In American politics, the blinding light of the obvious plays a very different role. Even the most common sense steps toward improvement of the system are being ignored or tabled. It is as if the blinding light of the obvious never penetrates Capitol Hill or the White House.

How else can we explain that:
1.       At a time of burdensome federal deficits and debt, we continue to subsidize farmers while commodity prices for the main crops they produce are and have been at above average levels;
2.       We artificially pump up the price of corn by continuing to subsidize the use of corn for ethanol production (which, without government support could not compete with oil) for automobile fuel use;
3.       As the only nation in the developed world, we allow pharmaceutical companies to advertise their scary wares directly to the public (with cautionary warnings and all) rather than leave it up to our doctors to decide what’s good for us;
4.       Congress votes to spend money on military hardware (tanks and aircraft) that the military does not even want, at least not in the numbers provided by Congress;
5.       Faced with threatened insolvency of our big entitlement programs Social Security and Medicare, we fail to take the simple steps, outlined by a variety of think tanks, public interest groups, columnists and engaged citizens that can put these programs back on the path of long term sustainability;
6.       Faced with structural budget deficit and a messy, ineffective and metastasized tax code, we can’t have a serious debate about simplification let alone the merits of a consumption tax versus income tax and the use of sin taxes to discourage dangerous behaviors;
7.       We know that our world dominance depends on how well we educate our children and yet we let the cost of higher education, particularly at the top schools, move out of reach for just about all other than the very rich;
8.       We know that our health care system is the most expensive in the world without offering, across the board, best in class results, but we utterly fail to bring cost under control even with the largest legislative effort in decades: we specifically prohibit Medicare to negotiate the cost of pharmaceuticals like the health insurance companies do and we prohibit the free flow of medicine from across the Canadian border.

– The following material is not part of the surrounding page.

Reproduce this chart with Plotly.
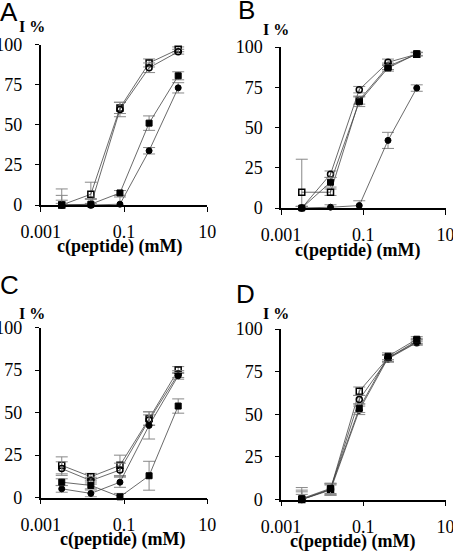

There is so much the Federal Government, legislative and executive branch, could do to keep America competitive, but the system is paralyzed. Washington is immobilized by interest groups and petty jealousy between Republicans and Democrats.

It is as if the army of politicians inside the Beltway is under control of the mob and scared to death to do anything that the boss will not condone. The boss, of course, in this case is the lobbyist for whatever special interest group rules the roost. It is demoralizing to see how much our legislators are beholden to institutions like the NRA, AARP, NEA, UAW, ACLU, not to speak of the lobbies for major industries like defense, banking, oil and gas, pharmaceuticals, healthcare, financial services and communications. The voting public should be the boss, but its influence has been hijacked by institutions with pockets deep enough to buy the subservience and vote of our representatives.

The net result is that the Nation’s business no longer gets done. The Federal Government can no longer proclaim that it sets the rules of the game by which all constituents have to play and it is incapable of creating optimum conditions for free enterprise and citizens to shape conditions for a brilliant, sustainably competitive future.


One has to be blind, blinded by the lightning strike of the obvious, not to see how even the most common sense solutions to our challenges get stopped in their tracks because of the sway special interest groups hold over our legislators on both sides of the aisle. So, the question becomes: how much longer are we going to tolerate this perverted façade of representative democracy?